__Objective__:
Transcribe all of the material exactly, except for its pictures.

__Data segment__:
-----

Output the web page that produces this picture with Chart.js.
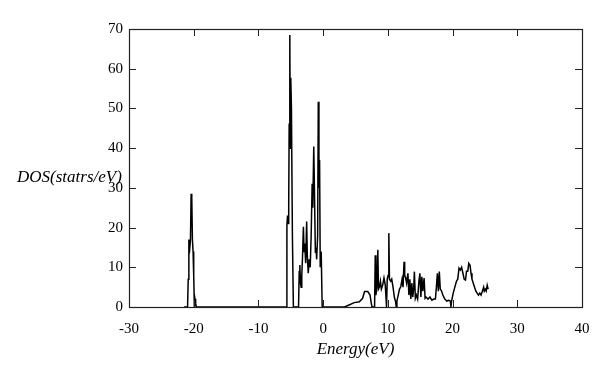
<!DOCTYPE html>
<html>
<head>
<meta charset="utf-8">
<script src="https://cdn.jsdelivr.net/npm/chart.js@4/dist/chart.umd.min.js"></script>
<style>
html,body{margin:0;padding:0;background:#fff;}
#wrap{width:609px;height:374px;position:relative;}
</style>
</head>
<body>
<div id="wrap"><canvas id="c" width="609" height="374"></canvas></div>
<script>
const energy = [
 -21.5,-20.95,-20.85,-20.75,-20.6,-20.5,-20.4,-20.3,-20.2,-20.1,-20.0,-19.9,-19.8,-19.7,-19.6,
 -6.0,-5.65,-5.6,-5.5,-5.4,-5.32,-5.25,-5.15,-5.08,-5.0,-4.9,-4.75,-4.6,
 -3.8,-3.7,-3.6,-3.5,-3.4,-3.3,-3.2,-3.05,-2.95,-2.85,-2.7,-2.55,-2.45,-2.3,-2.15,-2.0,
 -1.85,-1.7,-1.6,-1.45,-1.35,-1.2,-1.1,-1.0,-0.85,-0.75,-0.65,-0.55,-0.45,-0.3,-0.15,
 3.3,4.0,4.8,5.6,6.1,6.4,6.9,7.25,7.4,7.55,
 7.95,8.05,8.15,8.3,8.45,8.55,8.7,8.85,9.0,9.2,9.4,9.6,9.8,9.9,10.05,10.15,10.25,10.45,10.6,10.8,
 11.0,11.2,11.3,11.4,11.6,11.8,12.0,12.2,12.35,12.5,12.6,12.75,12.9,13.1,13.25,13.4,13.55,13.7,13.85,
 14.0,14.1,14.25,14.4,14.6,14.8,14.95,15.1,15.25,15.4,15.6,15.75,15.9,16.2,16.5,16.8,17.1,17.35,
 17.5,17.65,17.8,17.95,18.1,18.3,18.5,18.8,19.1,19.4,19.65,19.75,19.85,20.1,20.35,20.6,20.8,
 21.0,21.2,21.4,21.6,21.8,22.0,22.15,22.35,22.5,22.7,22.85,23.0,23.2,23.4,23.6,23.8,24.0,24.2,
 24.4,24.6,24.8,24.9,25.05,25.2,25.35,25.5
];
const dos = [
 0,0,7,17,15,17,28.5,27.5,17,14,8,0,2,1,0,
 0,0,20.6,23,21,25.7,46,68.5,40,57.7,50,18,0,
 0,8.9,10.6,6,5,8,12,20.2,14,16,11,21.5,13,8.5,12,10,
 18,31,25,40.4,30,13.6,15,12,18,51.7,30,37,10,14,0,
 0,0.5,1.1,1.3,2.2,3.9,3.9,3,1.3,0,
 0,13,3,5,14.4,4.5,5,6.5,4.5,5.5,7.3,5.5,0,7,8,18.6,7,6.5,7,5,
 2.5,1.3,0,1.5,3,4.5,5.1,7,5,11.4,8,7.3,6,8.5,3,7,2,6,2.5,
 5,8.9,2.2,3,2,6.5,8.5,2.5,7.6,4,7.3,2.2,2.5,2,2.5,1.7,2,2,
 5,8.5,4,8.9,4.5,4,3,2,1.5,1.7,1.5,0,1.5,3.5,5,6.5,7,
 9.8,9.3,10,8.5,7,6.8,9,9,11,10.5,8.5,7,6,5,4,3.5,3,3.5,
 3,4,5,4,4.5,4,5.5,4.5
];
const xTicks = [-30,-20,-10,0,10,20,30,40];
const yTicks = [0,10,20,30,40,50,60,70];
const xTitle = 'Energy(eV)';
const yTitle = 'DOS(statrs/eV)';

const points = energy.map((e,i)=>({x:e,y:dos[i]}));
const tickFont = {family:'"Liberation Serif", serif', size:15};

const framePlugin = {
  id:'frame',
  afterDraw(chart){
    const ctx = chart.ctx, a = chart.chartArea;
    const xs = chart.scales.x, ys = chart.scales.y;
    const L = 7;
    ctx.save();
    ctx.strokeStyle = '#222';
    ctx.lineWidth = 1;
    ctx.beginPath();
    xTicks.forEach(v=>{
      const p = Math.round(xs.getPixelForValue(v))+0.5;
      ctx.moveTo(p,a.bottom); ctx.lineTo(p,a.bottom-L);
      ctx.moveTo(p,a.top); ctx.lineTo(p,a.top+L);
    });
    yTicks.forEach(v=>{
      const p = Math.round(ys.getPixelForValue(v))+0.5;
      ctx.moveTo(a.left,p); ctx.lineTo(a.left+L,p);
      ctx.moveTo(a.right,p); ctx.lineTo(a.right-L,p);
    });
    ctx.stroke();
    ctx.lineWidth = 1.2;
    ctx.strokeRect(Math.round(a.left)+0.5, Math.round(a.top)+0.5, Math.round(a.right-a.left), Math.round(a.bottom-a.top));
    ctx.fillStyle = '#000';
    ctx.font = 'italic 17px "Liberation Serif", serif';
    ctx.textBaseline = 'middle';
    ctx.textAlign = 'left';
    ctx.fillText(yTitle, 17, 178);
    ctx.textAlign = 'center';
    ctx.fillText(xTitle, (a.left+a.right)/2, 350);
    ctx.restore();
  }
};

new Chart(document.getElementById('c'), {
  type:'scatter',
  data:{datasets:[{
    data:points, showLine:true, borderColor:'#000', backgroundColor:'#000',
    borderWidth:1.5, pointRadius:0, tension:0, clip:false
  }]},
  options:{
    responsive:false, animation:false,
    layout:{padding:{top:29,right:27,left:0,bottom:0}},
    plugins:{legend:{display:false},tooltip:{enabled:false}},
    scales:{
      x:{
        type:'linear', min:-30, max:40,
        afterFit(s){ s.height = 67; },
        afterBuildTicks(s){ s.ticks = xTicks.map(v=>({value:v})); },
        grid:{drawOnChartArea:false, drawTicks:false},
        border:{display:false},
        ticks:{font:tickFont, color:'#000', padding:13, maxRotation:0, autoSkip:false}
      },
      y:{
        type:'linear', min:0, max:70,
        afterFit(s){ s.width = 129; },
        afterBuildTicks(s){ s.ticks = yTicks.map(v=>({value:v})); },
        grid:{drawOnChartArea:false, drawTicks:false},
        border:{display:false},
        ticks:{font:tickFont, color:'#000', padding:6, autoSkip:false}
      }
    }
  },
  plugins:[framePlugin]
});
</script>
</body>
</html>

-----

__Result__:
Output the web page that produces this picture with Chart.js.
<!DOCTYPE html>
<html>
<head>
<meta charset="utf-8">
<script src="https://cdn.jsdelivr.net/npm/chart.js@4/dist/chart.umd.min.js"></script>
<style>
html,body{margin:0;padding:0;background:#fff;}
#wrap{width:609px;height:374px;position:relative;}
</style>
</head>
<body>
<div id="wrap"><canvas id="c" width="609" height="374"></canvas></div>
<script>
const energy = [
 -21.5,-20.95,-20.85,-20.75,-20.6,-20.5,-20.4,-20.3,-20.2,-20.1,-20.0,-19.9,-19.8,-19.7,-19.6,
 -6.0,-5.65,-5.6,-5.5,-5.4,-5.32,-5.25,-5.15,-5.08,-5.0,-4.9,-4.75,-4.6,
 -3.8,-3.7,-3.6,-3.5,-3.4,-3.3,-3.2,-3.05,-2.95,-2.85,-2.7,-2.55,-2.45,-2.3,-2.15,-2.0,
 -1.85,-1.7,-1.6,-1.45,-1.35,-1.2,-1.1,-1.0,-0.85,-0.75,-0.65,-0.55,-0.45,-0.3,-0.15,
 3.3,4.0,4.8,5.6,6.1,6.4,6.9,7.25,7.4,7.55,
 7.95,8.05,8.15,8.3,8.45,8.55,8.7,8.85,9.0,9.2,9.4,9.6,9.8,9.9,10.05,10.15,10.25,10.45,10.6,10.8,
 11.0,11.2,11.3,11.4,11.6,11.8,12.0,12.2,12.35,12.5,12.6,12.75,12.9,13.1,13.25,13.4,13.55,13.7,13.85,
 14.0,14.1,14.25,14.4,14.6,14.8,14.95,15.1,15.25,15.4,15.6,15.75,15.9,16.2,16.5,16.8,17.1,17.35,
 17.5,17.65,17.8,17.95,18.1,18.3,18.5,18.8,19.1,19.4,19.65,19.75,19.85,20.1,20.35,20.6,20.8,
 21.0,21.2,21.4,21.6,21.8,22.0,22.15,22.35,22.5,22.7,22.85,23.0,23.2,23.4,23.6,23.8,24.0,24.2,
 24.4,24.6,24.8,24.9,25.05,25.2,25.35,25.5
];
const dos = [
 0,0,7,17,15,17,28.5,27.5,17,14,8,0,2,1,0,
 0,0,20.6,23,21,25.7,46,68.5,40,57.7,50,18,0,
 0,8.9,10.6,6,5,8,12,20.2,14,16,11,21.5,13,8.5,12,10,
 18,31,25,40.4,30,13.6,15,12,18,51.7,30,37,10,14,0,
 0,0.5,1.1,1.3,2.2,3.9,3.9,3,1.3,0,
 0,13,3,5,14.4,4.5,5,6.5,4.5,5.5,7.3,5.5,0,7,8,18.6,7,6.5,7,5,
 2.5,1.3,0,1.5,3,4.5,5.1,7,5,11.4,8,7.3,6,8.5,3,7,2,6,2.5,
 5,8.9,2.2,3,2,6.5,8.5,2.5,7.6,4,7.3,2.2,2.5,2,2.5,1.7,2,2,
 5,8.5,4,8.9,4.5,4,3,2,1.5,1.7,1.5,0,1.5,3.5,5,6.5,7,
 9.8,9.3,10,8.5,7,6.8,9,9,11,10.5,8.5,7,6,5,4,3.5,3,3.5,
 3,4,5,4,4.5,4,5.5,4.5
];
const xTicks = [-30,-20,-10,0,10,20,30,40];
const yTicks = [0,10,20,30,40,50,60,70];
const xTitle = 'Energy(eV)';
const yTitle = 'DOS(statrs/eV)';

const points = energy.map((e,i)=>({x:e,y:dos[i]}));
const tickFont = {family:'"Liberation Serif", serif', size:15};

const framePlugin = {
  id:'frame',
  afterDraw(chart){
    const ctx = chart.ctx, a = chart.chartArea;
    const xs = chart.scales.x, ys = chart.scales.y;
    const L = 7;
    ctx.save();
    ctx.strokeStyle = '#222';
    ctx.lineWidth = 1;
    ctx.beginPath();
    xTicks.forEach(v=>{
      const p = Math.round(xs.getPixelForValue(v))+0.5;
      ctx.moveTo(p,a.bottom); ctx.lineTo(p,a.bottom-L);
      ctx.moveTo(p,a.top); ctx.lineTo(p,a.top+L);
    });
    yTicks.forEach(v=>{
      const p = Math.round(ys.getPixelForValue(v))+0.5;
      ctx.moveTo(a.left,p); ctx.lineTo(a.left+L,p);
      ctx.moveTo(a.right,p); ctx.lineTo(a.right-L,p);
    });
    ctx.stroke();
    ctx.lineWidth = 1.2;
    ctx.strokeRect(Math.round(a.left)+0.5, Math.round(a.top)+0.5, Math.round(a.right-a.left), Math.round(a.bottom-a.top));
    ctx.fillStyle = '#000';
    ctx.font = 'italic 17px "Liberation Serif", serif';
    ctx.textBaseline = 'middle';
    ctx.textAlign = 'left';
    ctx.fillText(yTitle, 17, 178);
    ctx.textAlign = 'center';
    ctx.fillText(xTitle, (a.left+a.right)/2, 350);
    ctx.restore();
  }
};

new Chart(document.getElementById('c'), {
  type:'scatter',
  data:{datasets:[{
    data:points, showLine:true, borderColor:'#000', backgroundColor:'#000',
    borderWidth:1.5, pointRadius:0, tension:0, clip:false
  }]},
  options:{
    responsive:false, animation:false,
    layout:{padding:{top:29,right:27,left:0,bottom:0}},
    plugins:{legend:{display:false},tooltip:{enabled:false}},
    scales:{
      x:{
        type:'linear', min:-30, max:40,
        afterFit(s){ s.height = 67; },
        afterBuildTicks(s){ s.ticks = xTicks.map(v=>({value:v})); },
        grid:{drawOnChartArea:false, drawTicks:false},
        border:{display:false},
        ticks:{font:tickFont, color:'#000', padding:13, maxRotation:0, autoSkip:false}
      },
      y:{
        type:'linear', min:0, max:70,
        afterFit(s){ s.width = 129; },
        afterBuildTicks(s){ s.ticks = yTicks.map(v=>({value:v})); },
        grid:{drawOnChartArea:false, drawTicks:false},
        border:{display:false},
        ticks:{font:tickFont, color:'#000', padding:6, autoSkip:false}
      }
    }
  },
  plugins:[framePlugin]
});
</script>
</body>
</html>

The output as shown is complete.